Pursuant to, and subject to the limitations set forth in the Registration Rights Agreement, at any time after the 180-day lock-up period, the Holders have the right to require the Company, by written notice, to prepare and file a registration statement registering the offer and sale of a number of their shares of Class A Common Stock. Reasonably in advance of the filing of any such registration statement, the Company is required to provide notice of the request to all other Holders who may participate in the registration. The Company is required to use all commercially reasonable efforts to maintain the effectiveness of any such registration statement until all shares covered by such registration statement have been sold. Subject to certain exceptions, the Company is not obligated to effect such a registration within 90 days after the closing of any underwritten offering of shares of Class A Common Stock requested by the Holders pursuant to the Registration Rights Agreements. The Company is also not obligated to effect any registration where such registration has been requested by the holders of Registrable Securities (as defined in the Registration Rights Agreement) which represent less than $25 million, based on the five-day volume weighted average trading price of the Class A Common Stock on the New York Stock Exchange.
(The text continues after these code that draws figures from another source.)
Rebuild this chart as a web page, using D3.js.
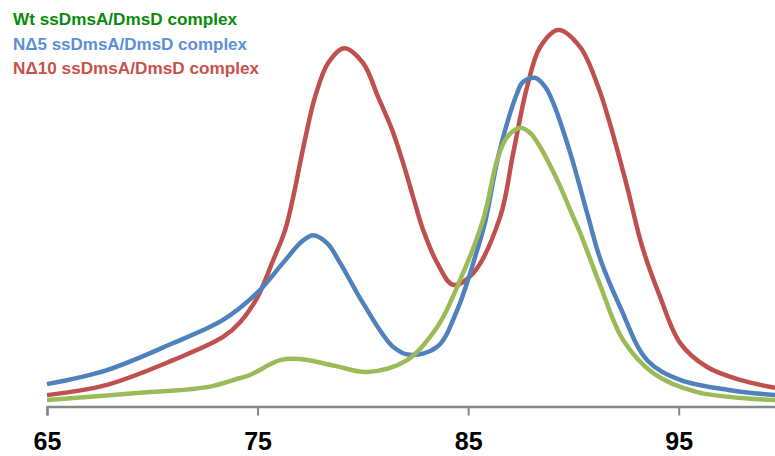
<!DOCTYPE html>
<html>
<head>
<meta charset="utf-8">
<script src="https://d3js.org/d3.v7.min.js"></script>
<style>
body{margin:0;background:#fff}
</style>
</head>
<body>
<div id="chart"></div>
<script>
var width = 775
var height = 456

// temperature (x) and normalised signal (y)
var wtX  = [65.0,69.42,72.6,74.17,74.64,76.07,77.02,78.68,80.2,82.1,83.53,84.48,85.71,86.38,86.85,87.47,87.95,88.42,89.23,89.99,90.32,91.27,92.36,93.79,95.88,99.58]
var wtY  = [1.3,3.2,4.7,7.1,7.9,11.8,12.1,10.3,8.7,11.8,20.5,31.1,48.7,64.5,70.5,72.9,71.6,67.9,59.2,49.5,45.3,31.5,17.1,8.4,3.4,1.3]

var n5X  = [65.0,67.85,70.99,73.36,74.98,76.21,77.1,77.64,78.3,78.92,80.01,81.44,82.24,83.53,84.48,85.43,85.81,86.47,87.33,87.6,88.18,88.66,89.04,89.85,90.7,91.27,92.22,93.5,95.07,97.45,99.58]
var n5Y  = [5.5,9.2,16.3,22.4,29.5,37.4,43.0,44.7,42.6,37.4,26.8,15.3,13.2,15.3,25.0,40.8,48.2,66.3,82.1,85.0,86.1,83.7,79.5,66.3,49.5,38.5,25.8,11.8,6.6,3.9,2.6]

var n10X = [65.0,67.85,70.99,73.36,74.17,74.98,75.69,76.31,76.69,77.02,77.35,77.73,78.35,79.11,80.01,80.72,81.39,81.91,82.39,82.86,83.53,84.29,85.24,86.52,87.14,87.8,88.42,89.28,90.32,91.18,91.75,92.55,93.27,94.12,95.07,96.35,97.92,99.58]
var n10Y = [2.6,5.3,11.8,17.9,21.8,28.2,37.4,46.1,54.7,63.7,72.4,81.1,90.0,93.9,90.0,81.1,72.4,63.7,54.7,46.1,37.4,31.6,34.7,49.5,66.3,83.7,94.2,98.7,94.2,83.7,73.7,57.4,41.6,28.4,16.3,10.0,6.6,4.5]

var seriesNames = ["Wt ssDmsA/DmsD complex","N\u03945 ssDmsA/DmsD complex","N\u039410 ssDmsA/DmsD complex"]
var tickValues = [65,75,85,95]

var lineColors = ["#9bbb59","#4f81bd","#c0504d"]
var textColors = ["#0a8a0a","#5b8fd6","#c9504c"]

var svg = d3.select("#chart").append("svg")
	.attr("width",width)
	.attr("height",height)

var x = d3.scaleLinear().domain([65,100]).range([47,784])
var y = d3.scaleLinear().domain([0,100]).range([405,25])

// axis
var axis = d3.axisBottom(x).tickValues(tickValues).tickSize(9).tickFormat(d3.format("d"))
var gx = svg.append("g")
	.attr("transform","translate(0,406.5)")
	.call(axis)
gx.select(".domain").attr("stroke","#888").attr("stroke-width",2.5)
gx.selectAll(".tick line").attr("stroke","#888").attr("stroke-width",2)
gx.selectAll(".tick text")
	.attr("y",43.5)
	.attr("dy",0)
	.attr("fill","#000")
	.style("font-family","Liberation Sans, Arial, sans-serif")
	.style("font-weight","bold")
	.style("font-size","25px")

var line = d3.line()
	.x(function(d){return x(d[0])})
	.y(function(d){return y(d[1])})
	.curve(d3.curveCatmullRom.alpha(0.5))

var series = [
	d3.zip(wtX,wtY),
	d3.zip(n5X,n5Y),
	d3.zip(n10X,n10Y)
]
// draw red first, green last (green on top like the reference)
var order = [2,1,0]
order.forEach(function(i){
	svg.append("path")
		.datum(series[i])
		.attr("d",line)
		.attr("fill","none")
		.attr("stroke",lineColors[i])
		.attr("stroke-width",4.5)
		.attr("stroke-linejoin","round")
})

// legend
var legendWidths = [224,234,246]
svg.selectAll(".legend")
	.data(seriesNames)
	.enter()
	.append("text")
	.attr("class","legend")
	.attr("x",13)
	.attr("y",function(d,i){return 25+i*24.5})
	.attr("fill",function(d,i){return textColors[i]})
	.style("font-family","Liberation Sans, Arial, sans-serif")
	.style("font-weight","bold")
	.style("font-size","17px")
	.attr("textLength",function(d,i){return legendWidths[i]})
	.attr("lengthAdjust","spacingAndGlyphs")
	.text(function(d){return d})
</script>
</body>
</html>
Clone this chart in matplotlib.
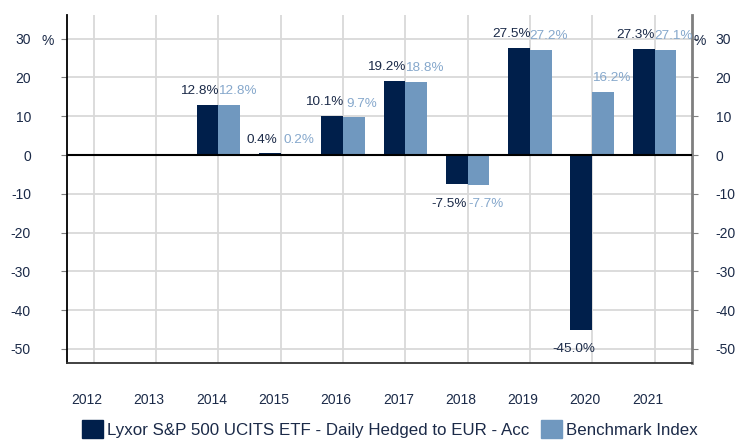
import numpy as np
import matplotlib.pyplot as plt
from matplotlib.patches import Patch
import matplotlib.transforms as mtransforms

plt.rcParams['font.family'] = ['Liberation Sans', 'DejaVu Sans']

years = ["2012", "2013", "2014", "2015", "2016", "2017", "2018", "2019", "2020", "2021"]
fund = [np.nan, np.nan, 12.8, 0.4, 10.1, 19.2, -7.5, 27.5, -45.0, 27.3]
bench = [np.nan, np.nan, 12.8, 0.2, 9.7, 18.8, -7.7, 27.2, 16.2, 27.1]
fund_name = "Lyxor S&P 500 UCITS ETF - Daily Hedged to EUR - Acc"
bench_name = "Benchmark Index"

dark = "#001f4b"
light = "#7098bf"
dark_txt = "#1b2a48"
light_txt = "#86a8cc"
txt = "#1b2a48"

fig = plt.figure(figsize=(7.37, 4.41), dpi=100)
ax = fig.add_axes([0.0909, 0.177, 0.848, 0.789])
x = np.arange(len(years))
w = 0.35

ax.bar(x - w/2, fund, w, color=dark, zorder=3)
ax.bar(x + w/2, bench, w, color=light, zorder=3)

for i in range(len(years)):
    for v, dx, c in ((fund[i], -0.3, dark_txt), (bench[i], 0.3, light_txt)):
        if np.isnan(v):
            continue
        if v >= 0:
            ax.annotate(f"{v:.1f}%", (x[i] + dx, v), xytext=(0, 10), textcoords="offset points",
                        ha="center", va="center", color=c, fontsize=9.7)
        else:
            ax.annotate(f"{v:.1f}%", (x[i] + dx, v), xytext=(0, -14), textcoords="offset points",
                        ha="center", va="center", color=c, fontsize=9.7)

ax.set_xlim(-0.43, 9.6)
ax.set_ylim(-53.6, 36.1)
yt = np.arange(-50, 31, 10)
ax.set_yticks(yt)
ax.set_yticklabels([str(t) for t in yt])
ax.set_xticks(x)
ax.set_xticklabels(years)
ax.axhline(0, color="black", lw=1.5, zorder=4)

ax.grid(True, color="#d9d9d9", lw=1.3, zorder=0)
ax.set_axisbelow(True)
ax.spines["top"].set_visible(False)
ax.spines["right"].set_color("#7f7f7f")
ax.spines["right"].set_linewidth(2)
ax.spines["left"].set_color("black")
ax.spines["left"].set_linewidth(1.3)
ax.spines["bottom"].set_color("#333333")
ax.spines["bottom"].set_linewidth(1.3)

ax.tick_params(axis="y", direction="out", length=4, color="#7f7f7f", pad=22,
               labelsize=10, labelcolor=txt)
ax.tick_params(axis="x", length=0, pad=22, labelsize=10, labelcolor=txt)
off = mtransforms.ScaledTranslation(-7/100, 0, fig.dpi_scale_trans)
for lab in ax.get_xticklabels():
    lab.set_transform(lab.get_transform() + off)

ax2 = ax.twinx()
ax2.set_ylim(ax.get_ylim())
ax2.set_yticks(yt)
ax2.set_yticklabels([str(t) for t in yt])
for s in ax2.spines.values():
    s.set_visible(False)
ax2.tick_params(axis="y", direction="out", length=4, color="#7f7f7f", pad=13,
                labelsize=10, labelcolor=txt)
for lab in ax2.get_yticklabels():
    lab.set_horizontalalignment("left")

fig.text(48/737, 1 - 41/441, "%", ha="center", va="center", fontsize=10, color=txt)
fig.text(700/737, 1 - 41/441, "%", ha="center", va="center", fontsize=10, color=txt)

handles = [Patch(color=dark, label=fund_name), Patch(color=light, label=bench_name)]
fig.legend(handles=handles, loc="center", bbox_to_anchor=(0.529, 0.027), ncol=2, frameon=False,
           fontsize=12.2, handlelength=1.25, handleheight=1.25, handletextpad=0.25,
           columnspacing=0.7, labelcolor=txt)

fig.savefig("out.png", dpi=100)
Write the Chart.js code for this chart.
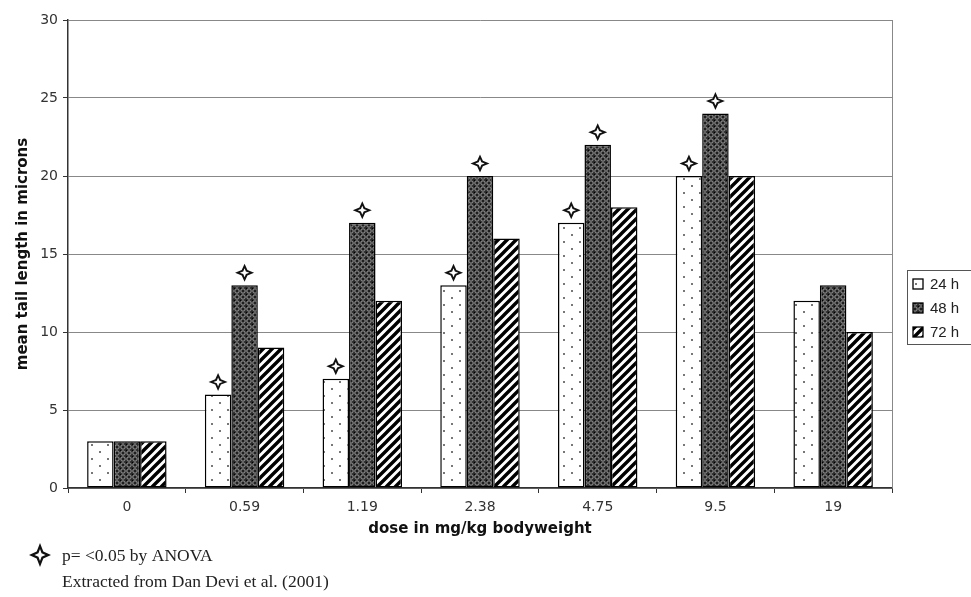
<!DOCTYPE html>
<html>
<head>
<meta charset="utf-8">
<script src="https://cdn.jsdelivr.net/npm/chart.js@4.4.1/dist/chart.umd.min.js"></script>
<style>
html,body{margin:0;padding:0;background:#fff;}
#wrap{position:relative;width:971px;height:597px;}
</style>
</head>
<body>
<div id="wrap"><canvas id="c" width="971" height="597"></canvas></div>
<script>
const categories = ['0', '0.59', '1.19', '2.38', '4.75', '9.5', '19'];
const seriesNames = ['24 h', '48 h', '72 h'];
const values24 = [3, 6, 7, 13, 17, 20, 12];
const values48 = [3, 13, 17, 20, 22, 24, 13];
const values72 = [3, 9, 12, 16, 18, 20, 10];
const sig24 = [0, 1, 1, 1, 1, 1, 0];
const sig48 = [0, 1, 1, 1, 1, 1, 0];
const yTicks = [0, 5, 10, 15, 20, 25, 30];
const yTitle = 'mean tail length in microns';
const xTitle = 'dose in mg/kg bodyweight';
const footnote1 = 'p= <0.05 by ANOVA';
const footnote2 = 'Extracted from Dan Devi et al. (2001)';

function makePattern(w, h, draw) {
  const c = document.createElement('canvas');
  c.width = w; c.height = h;
  const x = c.getContext('2d');
  draw(x, w, h);
  return x.createPattern(c, 'repeat');
}
const patDots = makePattern(16, 14, (x, w, h) => {
  x.fillStyle = '#fff'; x.fillRect(0, 0, w, h);
  x.fillStyle = '#777';
  x.fillRect(3, 3, 2, 2);
  x.fillRect(11, 10, 2, 2);
});
const patCross = makePattern(6, 6, (x, w, h) => {
  x.fillStyle = '#2a2a2a'; x.fillRect(0, 0, w, h);
  x.strokeStyle = '#9a9a9a'; x.lineWidth = 1;
  x.beginPath(); x.arc(3, 3, 2.2, 0, Math.PI * 2); x.stroke();
  x.fillStyle = '#000';
  x.fillRect(2.5, 2.5, 1, 1);
  x.fillRect(0, 0, 1, 1);
});
const patStripe = makePattern(9, 9, (x, w, h) => {
  x.fillStyle = '#fff'; x.fillRect(0, 0, w, h);
  x.strokeStyle = '#000'; x.lineWidth = 3.4;
  x.beginPath();
  x.moveTo(-3, 12); x.lineTo(12, -3);
  x.moveTo(-7, 7); x.lineTo(7, -7);
  x.moveTo(2, 16); x.lineTo(16, 2);
  x.stroke();
});
const patterns = [patDots, patCross, patStripe];

function drawStar(ctx, cx, cy, rx, ry) {
  ry = ry || rx;
  function path(sx, sy, k) {
    const ix = sx * k, iy = sy * k;
    ctx.beginPath();
    ctx.moveTo(cx, cy - sy);
    ctx.lineTo(cx + ix, cy - iy);
    ctx.lineTo(cx + sx, cy);
    ctx.lineTo(cx + ix, cy + iy);
    ctx.lineTo(cx, cy + sy);
    ctx.lineTo(cx - ix, cy + iy);
    ctx.lineTo(cx - sx, cy);
    ctx.lineTo(cx - ix, cy - iy);
    ctx.closePath();
  }
  ctx.save();
  ctx.fillStyle = '#111';
  path(rx, ry, 0.3); ctx.fill();
  ctx.fillStyle = '#fff';
  path(rx * 0.5, ry * 0.5, 0.28); ctx.fill();
  ctx.restore();
}

const extras = {
  id: 'extras',
  afterDatasetsDraw(chart) {
    const ctx = chart.ctx;
    const sigs = [sig24, sig48];
    sigs.forEach((sig, di) => {
      const meta = chart.getDatasetMeta(di);
      meta.data.forEach((bar, i) => {
        if (sig[i]) drawStar(ctx, bar.x, bar.y - 12.5, 9.5, 9);
      });
    });
  },
  afterDraw(chart) {
    const ctx = chart.ctx;
    const a = chart.chartArea;
    ctx.save();
    ctx.strokeStyle = '#888'; ctx.lineWidth = 1;
    ctx.beginPath();
    ctx.moveTo(a.right + 0.5, a.top); ctx.lineTo(a.right + 0.5, a.bottom);
    ctx.stroke();
    // legend
    const lx = 907, ly = 270, lh = 74;
    ctx.strokeStyle = '#555'; ctx.lineWidth = 1;
    ctx.strokeRect(lx + 0.5, ly + 0.5, 80, lh);
    ctx.font = '15px "Liberation Sans", Arial, sans-serif';
    ctx.textBaseline = 'middle';
    seriesNames.forEach((n, i) => {
      const y = 284 + i * 24;
      ctx.fillStyle = patterns[i];
      ctx.fillRect(913, y - 5, 10, 10);
      ctx.strokeStyle = '#000'; ctx.lineWidth = 1.3;
      ctx.strokeRect(913, y - 5, 10, 10);
      ctx.fillStyle = '#222';
      ctx.fillText(n, 930, y + 1);
    });
    // footnotes
    drawStar(ctx, 40, 555, 11, 12);
    ctx.fillStyle = '#222';
    ctx.font = '17.5px "Liberation Serif", "Times New Roman", serif';
    ctx.textBaseline = 'alphabetic';
    ctx.fillText(footnote1, 62, 561);
    ctx.fillText(footnote2, 62, 587);
    ctx.restore();
  }
};

const FONT = '"DejaVu Sans", "Liberation Sans", Arial, sans-serif';
new Chart(document.getElementById('c'), {
  type: 'bar',
  data: {
    labels: categories,
    datasets: [values24, values48, values72].map((v, i) => ({
      label: seriesNames[i],
      data: v,
      backgroundColor: patterns[i],
      borderColor: '#000',
      borderWidth: 1.5,
      borderSkipped: false,
      categoryPercentage: 0.675,
      barPercentage: 1.0
    }))
  },
  options: {
    responsive: false,
    animation: false,
    events: [],
    layout: { padding: { left: 14, right: 79, top: 20, bottom: 59 } },
    plugins: { legend: { display: false }, tooltip: { enabled: false } },
    scales: {
      x: {
        grid: { display: true, drawOnChartArea: false, drawTicks: true, tickLength: 5, offset: true, color: '#333', lineWidth: 1 },
        border: { display: true, color: '#333', width: 1.5 },
        ticks: { color: '#333', font: { family: FONT, size: 14 }, padding: 6 },
        title: { display: true, text: xTitle, color: '#111', font: { family: FONT, size: 15, weight: 'bold' }, padding: { top: 4, bottom: 0 } },
        afterFit(s) { s.height = 50; }
      },
      y: {
        min: 0, max: 30,
        afterBuildTicks(s) { s.ticks = yTicks.map(v => ({ value: v })); },
        grid: { color: '#888', lineWidth: 1, drawTicks: true, tickLength: 5, tickColor: '#333' },
        border: { display: true, color: '#333', width: 1.5 },
        ticks: { color: '#333', font: { family: FONT, size: 14 }, padding: 5 },
        title: { display: true, text: yTitle, color: '#111', font: { family: FONT, size: 15, weight: 'bold' }, padding: { top: 0, bottom: 6 } },
        afterFit(s) { s.width = 54; }
      }
    }
  },
  plugins: [extras]
});
</script>
</body>
</html>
In addition, pursuant to the Registration Rights Agreement, the Holders have the right to require the Company, subject to certain limitations set forth therein, to effect a distribution of any or all of their shares of Class A Common Stock by means of an underwritten offering. Further, subject to certain exceptions, if at any time the Company proposes to register an offering of its equity securities or conduct an underwritten offering, whether or not for its account, then the Company must notify the Holders of such proposal at least three business days before the anticipated filing date or commencement of the underwritten offering, as applicable, to allow them to include a specified number of their shares in that registration statement or underwritten offering, as applicable.
These registration rights are subject to certain conditions and limitations, including the right of the underwriters to limit the number of shares to be included in a registration or offering and the Company’s right to delay or withdraw a registration statement under certain circumstances. The Company will generally pay all registration expenses in connection with its obligations under the Registration Rights Agreement, regardless of whether a registration statement is filed or becomes effective.
The obligations to register shares under the Registration Rights Agreement will terminate as to any Holder when the Registrable Securities held by such Holder are no longer subject to any restrictions on trading under the provisions of Rule 144 under the Securities Act of 1933, as amended (the “Securities Act”), including any volume or manner of sale restrictions. Registrable Securities means all shares of Class A Common Stock owned at any particular point in time by a Holder other than shares (i) sold pursuant to an effective registration statement under the Securities Act, (ii) sold in a transaction pursuant to Rule 144 under the Securities Act, (iii) that have ceased to be outstanding or (iv) that are eligible for resale without restriction and without the need for current public information pursuant to any section of Rule 144 under the Securities Act.
Payments and Purchases
The Company incurred $0.1 million in expenses to board members affiliated with CSL for the year ended December 31, 2024.
During the year ended December 31, 2025, the Company incurred approximately $0.5 million in expenses for supplies provided by an entity affiliated with a member of the Company’s Board of Directors. These supplies were provided in the ordinary course of business and were negotiated on terms the Company believes to be comparable to those that could have been obtained from unaffiliated third parties. Amounts due to the related party were paid during the period.